Aim: A multi-agent system that uses lightweight, open‑source LLMs to process research papers, interactively answer questions, generate hypotheses, and design research proposals.
Potential impact: This system streamlines literature review by extracting key insights and enabling targeted, interactive querying. It enhances rigor through structured multi‑agent debates and generates novel hypotheses and research plans grounded in evidence.
Methodology: It uses a quantized open-source Mistral‑7B (Mistral AI) model to translate natural language into structured queries. It runs a hybrid search first scanning local metadata, then performing live, date‑filtered queries to NCBI GEO to retrieve timely, relevant datasets while minimizing API load.
The system combines Python for orchestration and R for bioinformatics analysis, automatically choosing DESeq2 or Limma based on dataset type. It runs differential expression and KEGG pathway analysis, with GO support in development. Results include volcano plots, pathway maps, and LLM‑driven biological interpretations with suggested research directions.
Current progress: The full analysis pipeline is live and validated, including DE and pathway analysis. Hybrid search reliably returns fresh datasets. KEGG pathway enrichment and visual outputs are generated automatically, with LLM‑based biological interpretation aligned to expert expectations. Implementation of the natural language based querying is underway.

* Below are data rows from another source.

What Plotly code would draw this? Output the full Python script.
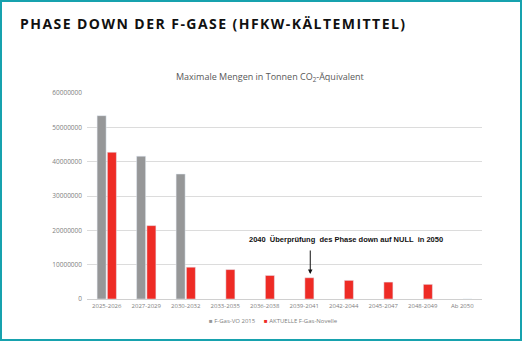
import plotly.graph_objects as go

categories = ["2025-2026", "2027-2029", "2030-2032", "2033-2035", "2036-2038",
              "2039-2041", "2042-2044", "2045-2047", "2048-2049", "Ab 2050"]
fgas_2015 = [53400000, 41600000, 36400000, None, None, None, None, None, None, None]
novelle = [42752278, 21376139, 9261186, 8570370, 6852180, 6192054, 5424795, 4928342, 4267669, 0]
tick_vals = [0, 10000000, 20000000, 30000000, 40000000, 50000000, 60000000]
tick_text = [str(v) for v in tick_vals]

GREY = "#969798"
RED = "#ee2b25"
TEAL = "#17a2ae"

W, H = 525, 342
L, R, T, B = 87, 43, 93, 43
pw, ph = W - L - R, H - T - B

def px(x):
    return (x - L) / pw

def py(y):
    return (H - B - y) / ph

fig = go.Figure()
fig.add_trace(go.Bar(x=categories, y=fgas_2015, name="F-Gas-VO 2015",
                     marker_color=GREY, showlegend=False))
fig.add_trace(go.Bar(x=categories, y=novelle, name="AKTUELLE F-Gas-Novelle",
                     marker_color=RED, showlegend=False))

fig.update_layout(
    width=W, height=H,
    margin=dict(l=L, r=R, t=T, b=B),
    paper_bgcolor="white", plot_bgcolor="white",
    barmode="group", bargap=0.48, bargroupgap=0.12,
    font=dict(family="Open Sans", color="#7f7f7f"),
)
fig.update_yaxes(range=[0, 60000000], tickvals=tick_vals, ticktext=tick_text,
                 showgrid=True, gridcolor="#dcdcdc", gridwidth=1,
                 zeroline=True, zerolinecolor="#d0d0d0", zerolinewidth=1,
                 tickfont=dict(size=6.5, color="#808080"), ticks="", ticklabelstandoff=4,
                 fixedrange=True)
fig.update_xaxes(showline=False, tickfont=dict(size=6, color="#808080"),
                 ticks="", ticklabelstandoff=2, fixedrange=True)

ann = []
# page title
ann.append(dict(text="<span style='letter-spacing:1.45px'><b>PHASE DOWN DER F-GASE (HFKW-KÄLTEMITTEL)</b></span>",
                xref="paper", yref="paper", x=px(18), y=py(24),
                xanchor="left", yanchor="middle", showarrow=False,
                font=dict(family="Open Sans", size=14, color="#111111")))
# chart title
ann.append(dict(text="Maximale Mengen in Tonnen CO<sub>2</sub>-Äquivalent",
                xref="paper", yref="paper", x=px(270), y=py(77),
                xanchor="center", yanchor="middle", showarrow=False,
                font=dict(family="Open Sans", size=9, color="#595959")))
# annotation text
ann.append(dict(text="<b>2040  Überprüfung  des Phase down auf NULL  in 2050</b>",
                xref="paper", yref="paper", x=px(346), y=py(239),
                xanchor="center", yanchor="middle", showarrow=False,
                font=dict(family="Liberation Sans Narrow, Liberation Sans", size=7.5, color="#111111")))
# arrow
ann.append(dict(text=" ", xref="x", yref="paper", x="2039-2041", y=py(274), xshift=6,
                ax=0, ay=-29, showarrow=True, arrowhead=2, arrowsize=0.9,
                arrowwidth=1, arrowcolor="#111111", font=dict(size=6)))
# legend
ann.append(dict(text=f"<span style='color:{GREY}'>■</span> F-Gas-VO 2015",
                xref="paper", yref="paper", x=px(207), y=py(321),
                xanchor="left", yanchor="middle", showarrow=False,
                font=dict(family="Open Sans", size=6, color="#808080")))
ann.append(dict(text=f"<span style='color:{RED}'>■</span> AKTUELLE F-Gas-Novelle",
                xref="paper", yref="paper", x=px(262), y=py(321),
                xanchor="left", yanchor="middle", showarrow=False,
                font=dict(family="Open Sans", size=6, color="#808080")))
fig.update_layout(annotations=ann)

# teal frame
fig.add_shape(type="rect", xref="paper", yref="paper",
              x0=px(1), x1=px(521), y0=py(340), y1=py(1),
              line=dict(color=TEAL, width=2), fillcolor="rgba(0,0,0,0)", layer="above")

fig.write_html("out.html")
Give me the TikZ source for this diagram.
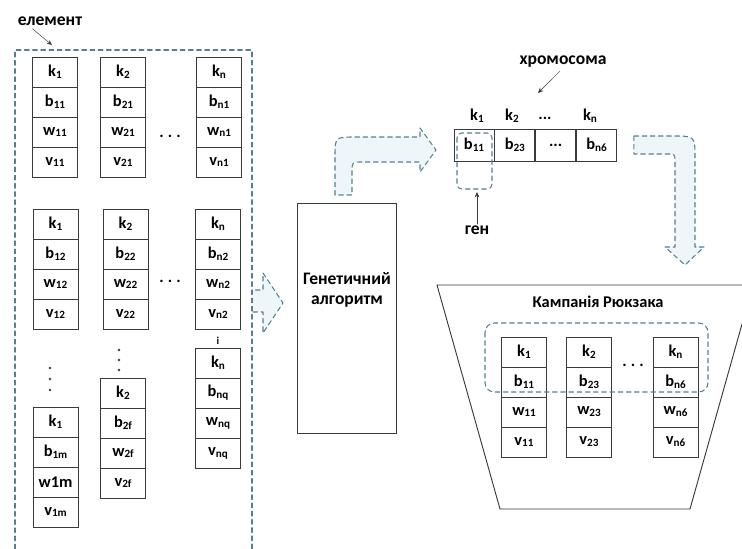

Next Steps: Expand pathway analysis with GO support, enhance reasoning depth, and improve performance across large datasets. Begin pilot testing with genomics researchers to evaluate usability and impact on research workflows.
LLM-based interpretation:
The differential expression analysis results suggest that there are 7 significantly upregulated genes and 7 significantly downregulated genes between the treated and control groups in the data. Further validation and analysis would be required.